Is there any additional information you’d like to share regarding the research and reports you’ve been involved with on environmental crime and illicit financial flows?

I’d like to share more on the role of beneficial ownership registries and bilateral cooperation. I believe strongly in the utility of beneficial ownership registries to prevent and investigate illicit finance driving crimes that affect the environment. At the same time, I think that the U.S. should go a step further to develop a comprehensive audit of international refiners in the United States to complement the new U.S. beneficial ownership directory. Further oversight is key to developing a clearer understanding of the legality of certain gold purchases.

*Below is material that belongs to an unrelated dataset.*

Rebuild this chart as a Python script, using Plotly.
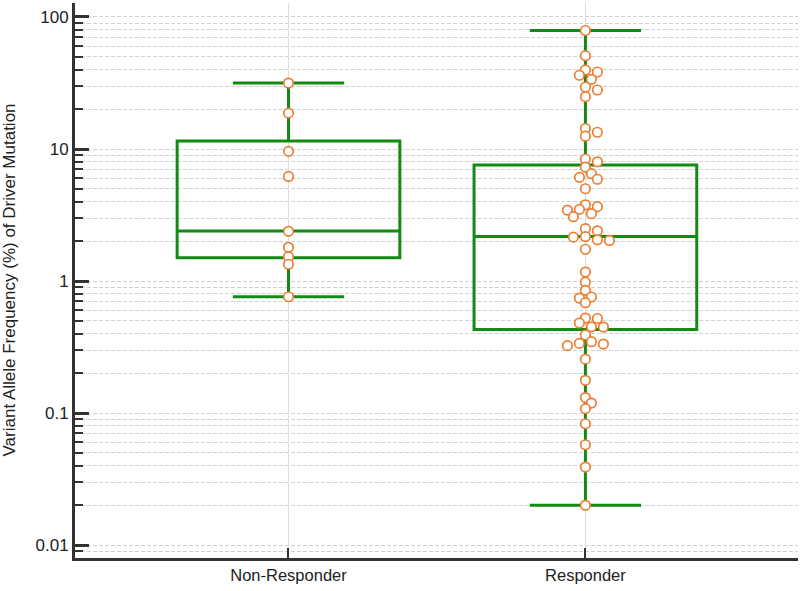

Furthermore, bilateral cooperation is key. We saw the U.S. work with several governments in Latin America during the 2018 Operation Arc Stanton, a counternarcotics investigation that cracked down on illicit gold and its associated ill-gotten gains that found their way into U.S. markets. But these investigations need to be inclusive and collaborative. Information sharing between countries should be conducted with the goal of supporting the origin country, such as Peru or Colombia, in their own prosecutions, rather than pursuing a unilateral U.S. prosecution without the consultation of local law enforcement. In conclusion, the intricacies of gold, cocaine, and illicit flows in the Amazon demand a multifaceted approach, ranging from targeted law enforcement and political empowerment to international cooperation and comprehensive audits of key players in the gold trade.

Ricardo Soberón is a Peruvian lawyer and was the former president of Peru’s National Commission for Development and Life without Drugs, or DEVIDA.